Whether you believe the current eco-political hype or not, there is no doubt our planet has been affected by human sin. But will the earth’s failure (man-made or not) be the ultimate demise of humanity? Is the earth as fragile as we’ve been told? Not according to Scripture.
Behind the left-leaning political motivations of Kyoto and AGW (anthropocentric global warming) is a humanistic worldview – the idea that humans are at the center of the universe. This philosophy gives no room for a Creator-God with future plans for us. In this humanistic thinking, we, and we alone, are the masters of our destiny. Humanism contradicts the idea that an Almighty God has created a planet resilient enough to handle our poor stewardship of it. The Apostle Paul says we’ve become thankless to our Creator and have instead begun to worship the creation itself (see Romans 1:21-25).

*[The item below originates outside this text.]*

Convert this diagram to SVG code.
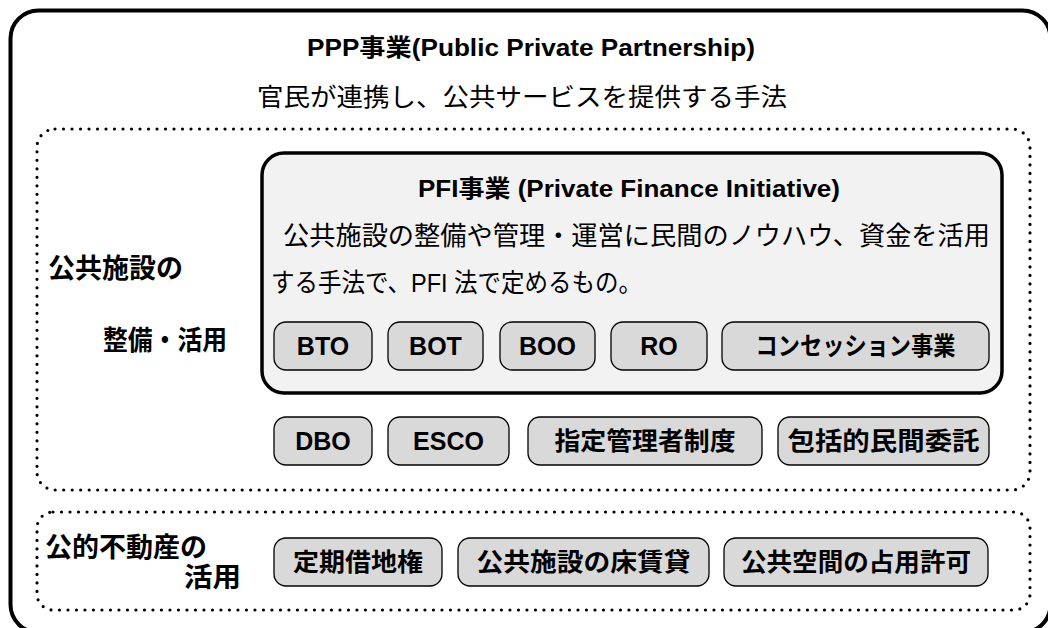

Of course, there will be an end. The end will come when humans, in their ultimate hubris, revolt against their Creator. Following a leader who presents himself godlike (the Antichrist), mankind will eventually fully embrace the rebellion against God which Adam foreshadowed. War – both political and spiritual – will break out.
In the meantime, the planet will be affected even more devastatingly than it is now (see Rev. 8). “As I watched, I heard an eagle that was flying in midair call out in a loud voice: ‘Woe! Woe! Woe to the inhabitants of the earth …!’” (Revelation 8:13).
But even then, with apocalyptic hail, darkness, dead seas and earthquakes, a failing planet won’t be the end of us. The earth won’t give out. It won’t be global warming that spells our doom. It won’t be global cooling. It won’t be over-population. The end will be caused by us. Our open rebellion against our Creator, our sin, will be our demise.
Even here, there is grace. “Then I saw a new heaven and a new earth, for the first heaven and the first earth had passed away … And I heard a loud voice from the throne saying, “Now the dwelling of God is with men, and he will live with them. They will be his people, and God himself will be with them and be their God. He will wipe every tear from their eyes. There will be no more death or mourning or crying or pain, for the old order of things has passed away.” He who was seated on the throne said, “I am making everything new!” Then he said, “Write this down, for these words are trustworthy and true.” (Revelation 21:1, 3–5)
Trustworthy and true…God’s word – and also the planet He’s given us. We must repent of our poor stewardship of this beautiful home – the “old order of things” isn’t working. We must repent of our sin. Until that day, despite our sin, we must maintain our charge of our planetary home as stewards: “to work it and care for it.”